The best tax planning will often be found where both the form and substance of a transaction align in the client’s interest. One such planning activity focuses on reducing self-employment tax, and while the attempt is admirable, the substance of the transaction might be stronger than its form.
Generally, if you’re a partner in a partnership, your distributive share of income is subject to Self Employment Contributions Act (SECA) tax, also known as self-employment tax. This can be up to an additional 15.3 percent on your earnings, unless an exception applies.
Many tax pros attempt to mitigate this tax by simply making the spouse of the main business partner a limited partner in the entity. The thought is that an exclusion applies for SECA tax when there is a “limited partner’s” share of partnership income.
But be careful! When the underlying substance overrides the form of a transaction, the taxpayer generally will lose.

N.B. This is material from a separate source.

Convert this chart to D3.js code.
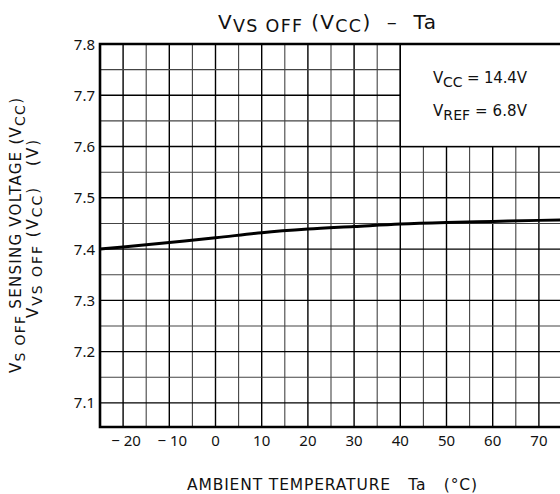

The IRS recently highlighted such a problem with form in its draft partnership tax instructions by saying “For purposes of self-employment tax, however, status as a limited partner is determined under Section 1402(a)(13); whether a partner is a limited partner under state limited partnership law is not determinative.”

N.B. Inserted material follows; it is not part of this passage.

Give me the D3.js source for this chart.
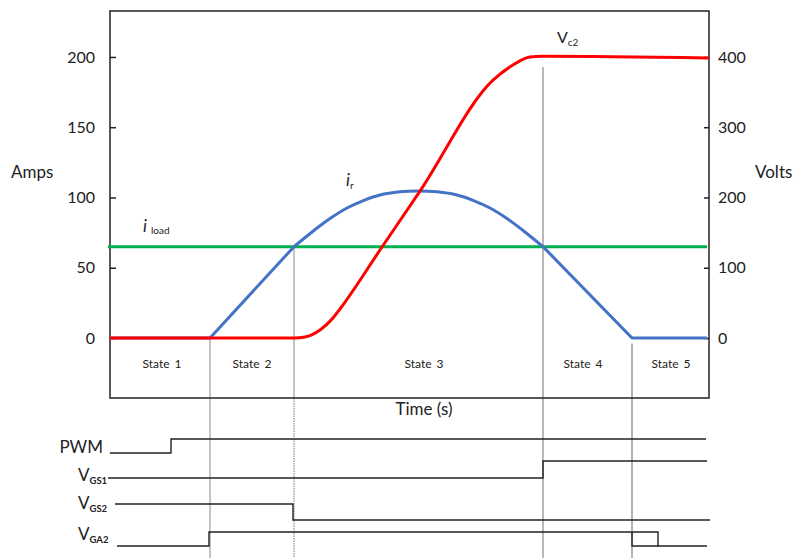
<!DOCTYPE html>
<html>
<head>
<meta charset="utf-8">
<script src="https://cdn.jsdelivr.net/npm/d3@7"></script>
<style>
  body { margin: 0; background: #fff; }
  svg { display: block; }
  text { font-family: Lato, "Open Sans", "Noto Sans", sans-serif; fill: #222; }
</style>
</head>
<body>
<svg id="chart" width="798" height="558"></svg>
<script>
// ---- data ----
const ampTicks = [0, 50, 100, 150, 200];
const voltTicks = [0, 100, 200, 300, 400];
const stateNames = ["State 1", "State 2", "State 3", "State 4", "State 5"];
const stateBounds = [0, 100, 184, 433, 522, 599];   // time of each state edge
const stateCenters = [52, 142, 314, 473, 561];        // where each state name sits

// load current (A)
const iLoad = 65;
const iLoadSpan = [-2, 597];

// resonant current i_r (A): straight ramps and the resonant arc
const irRampUp = [[0, 0], [100, 0], [184, 65]];
const irArc = [[184, 65], [203, 76], [220, 85], [237, 92.5], [254, 98], [270, 101.8],
               [290, 104], [308, 104.6], [327, 104], [347, 101.8], [363, 98],
               [380, 92.5], [397, 85], [414, 76], [433, 65]];
const irRampDown = [[433, 65], [522, 0], [597, 0]];

// capacitor voltage V_c2 (V)
const vc2 = [[0, 0], [184, 0], [195, 1.4], [210, 11.4], [223, 28.5], [230, 41.3],
             [272, 129.5], [310, 209], [383, 367], [403, 388.6], [420, 400],
             [433, 401], [599, 398.6]];

// gate / control signals as [time, level] transitions
const pwm  = [[0, 0], [61, 1], [596, 1]];
const vgs1 = [[-2, 0], [433, 1], [597, 1]];
const vgs2 = [[5, 1], [183, 0], [600, 0]];
const vga2 = [[7, 0], [99, 1], [548, 0], [597, 0]];
const vga2Edge = [[522, 1], [522, 0], [548, 0]];

// ---- layout ----
const svg = d3.select("#chart");
const box = { left: 110, right: 709, top: 11, bottom: 398 };

const x = d3.scaleLinear().domain([0, 599]).range([box.left, box.right]);
const yA = d3.scaleLinear().domain([-42.7, 232.7]).range([box.bottom, box.top]);
const yV = d3.scaleLinear().domain([-85.4, 465.4]).range([box.bottom, box.top]);

// state separators
const guideColor = "#8a8a8a";
svg.append("line")
  .attr("x1", x(stateBounds[1])).attr("x2", x(stateBounds[1]))
  .attr("y1", yA(0)).attr("y2", 558)
  .attr("stroke", guideColor).attr("stroke-width", 1);
svg.append("line")
  .attr("x1", x(stateBounds[2])).attr("x2", x(stateBounds[2]))
  .attr("y1", yA(iLoad)).attr("y2", box.bottom)
  .attr("stroke", guideColor).attr("stroke-width", 1);
svg.append("line")
  .attr("x1", x(stateBounds[2])).attr("x2", x(stateBounds[2]))
  .attr("y1", box.bottom).attr("y2", 558)
  .attr("stroke", "#777").attr("stroke-width", 1)
  .attr("stroke-dasharray", "1.5,1");
svg.append("line")
  .attr("x1", x(stateBounds[3])).attr("x2", x(stateBounds[3]))
  .attr("y1", yV(385)).attr("y2", 558)
  .attr("stroke", "#444").attr("stroke-width", 1.5)
  .attr("stroke-dasharray", "1,1");
svg.append("line")
  .attr("x1", x(stateBounds[4])).attr("x2", x(stateBounds[4]))
  .attr("y1", yA(-4)).attr("y2", 558)
  .attr("stroke", "#a0a0a0").attr("stroke-width", 1.6);

// frame
svg.append("rect")
  .attr("x", box.left).attr("y", box.top)
  .attr("width", box.right - box.left).attr("height", box.bottom - box.top)
  .attr("fill", "none").attr("stroke", "#222").attr("stroke-width", 1.5);

// axes
const leftAxis = d3.axisLeft(yA).tickValues(ampTicks).tickSize(-6).tickPadding(15);
const gL = svg.append("g").attr("transform", `translate(${box.left},0)`).call(leftAxis);
const rightAxis = d3.axisRight(yV).tickValues(voltTicks).tickSize(-5).tickPadding(9);
const gR = svg.append("g").attr("transform", `translate(${box.right},0)`).call(rightAxis);
[gL, gR].forEach(g => {
  g.select(".domain").remove();
  g.selectAll(".tick line").attr("stroke", "#222").attr("stroke-width", 1.5);
  g.selectAll(".tick text").attr("font-size", 16).attr("fill", "#222")
    .style("font-family", "Lato, 'Open Sans', sans-serif");
});

// axis titles
svg.append("text").attr("x", 11).attr("y", 178).attr("font-size", 17).text("Amps");
svg.append("text").attr("x", 755).attr("y", 178).attr("font-size", 17).text("Volts");
svg.append("text").attr("x", 424).attr("y", 415).attr("text-anchor", "middle")
  .attr("font-size", 17).text("Time (s)");

// state labels
svg.selectAll("text.state").data(stateNames).join("text")
  .attr("class", "state")
  .attr("x", (d, i) => x(stateCenters[i]))
  .attr("y", 368)
  .attr("text-anchor", "middle")
  .attr("font-size", 12)
  .attr("word-spacing", 2)
  .text(d => d);

// curves
const lineA = d3.line().x(d => x(d[0])).y(d => yA(d[1]));
const arcA = d3.line().x(d => x(d[0])).y(d => yA(d[1])).curve(d3.curveCatmullRom.alpha(0.5));
const lineV = d3.line().x(d => x(d[0])).y(d => yV(d[1])).curve(d3.curveMonotoneX);

svg.append("line")
  .attr("x1", x(iLoadSpan[0])).attr("x2", x(iLoadSpan[1]))
  .attr("y1", yA(iLoad)).attr("y2", yA(iLoad))
  .attr("stroke", "#00b050").attr("stroke-width", 3);

const blue = "#4472c4";
[irRampUp, irRampDown].forEach(seg => {
  svg.append("path").attr("d", lineA(seg)).attr("fill", "none")
    .attr("stroke", blue).attr("stroke-width", 3).attr("stroke-linejoin", "round");
});
svg.append("path").attr("d", arcA(irArc)).attr("fill", "none")
  .attr("stroke", blue).attr("stroke-width", 3);

svg.append("path").attr("d", lineV(vc2)).attr("fill", "none")
  .attr("stroke", "#ff0000").attr("stroke-width", 3);

// curve labels
const lbl1 = svg.append("text").attr("x", 143).attr("y", 232).attr("font-size", 17);
lbl1.append("tspan").attr("font-style", "italic").text("i");
lbl1.append("tspan").attr("font-size", 10).attr("dx", 4).attr("dy", 2).text("load");

const lbl2 = svg.append("text").attr("x", 346).attr("y", 186).attr("font-size", 17);
lbl2.append("tspan").attr("font-style", "italic").text("i");
lbl2.append("tspan").attr("font-size", 10).attr("dy", 3).text("r");

const lbl3 = svg.append("text").attr("x", 557).attr("y", 43).attr("font-size", 16);
lbl3.append("tspan").text("V");
lbl3.append("tspan").attr("font-size", 10).attr("dy", 3).text("c2");

// timing diagram
const rows = [
  { name: "PWM", sub: null, data: [pwm], low: 453, high: 439, base: 453 },
  { name: "V", sub: "GS1", data: [vgs1], low: 478, high: 461, base: 481 },
  { name: "V", sub: "GS2", data: [vgs2], low: 520, high: 504, base: 509 },
  { name: "V", sub: "GA2", data: [vga2, vga2Edge], low: 546, high: 532, base: 540 }
];

rows.forEach(r => {
  const level = d3.scaleLinear().domain([0, 1]).range([r.low, r.high]);
  const step = d3.line().x(d => x(d[0])).y(d => level(d[1])).curve(d3.curveStepAfter);
  r.data.forEach(seq => {
    svg.append("path").attr("d", step(seq)).attr("fill", "none")
      .attr("stroke", "#222").attr("stroke-width", 1.4);
  });
  if (r.sub) {
    const t = svg.append("text").attr("x", 78).attr("y", r.base).attr("font-size", 17);
    t.append("tspan").text(r.name);
    t.append("tspan").attr("font-size", 9.5).attr("font-weight", "bold").attr("dy", 3).text(r.sub);
  } else {
    svg.append("text").attr("x", 103).attr("y", r.base).attr("text-anchor", "end")
      .attr("font-size", 17).text(r.name);
  }
});
</script>
</body>
</html>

Simply calling a partner “limited” is not enough. The limited partner exception from self-employment tax creates a significant benefit when applied, but rulings focused on the substance of the partner’s interest have narrowed this exception.
Let’s review how to properly qualify as a limited partner in light of the IRS’s recent emphasis in this area. In the process, we will also look at the specifics of how particular forms should still win the day by avoiding SE tax.
Keep reading for more.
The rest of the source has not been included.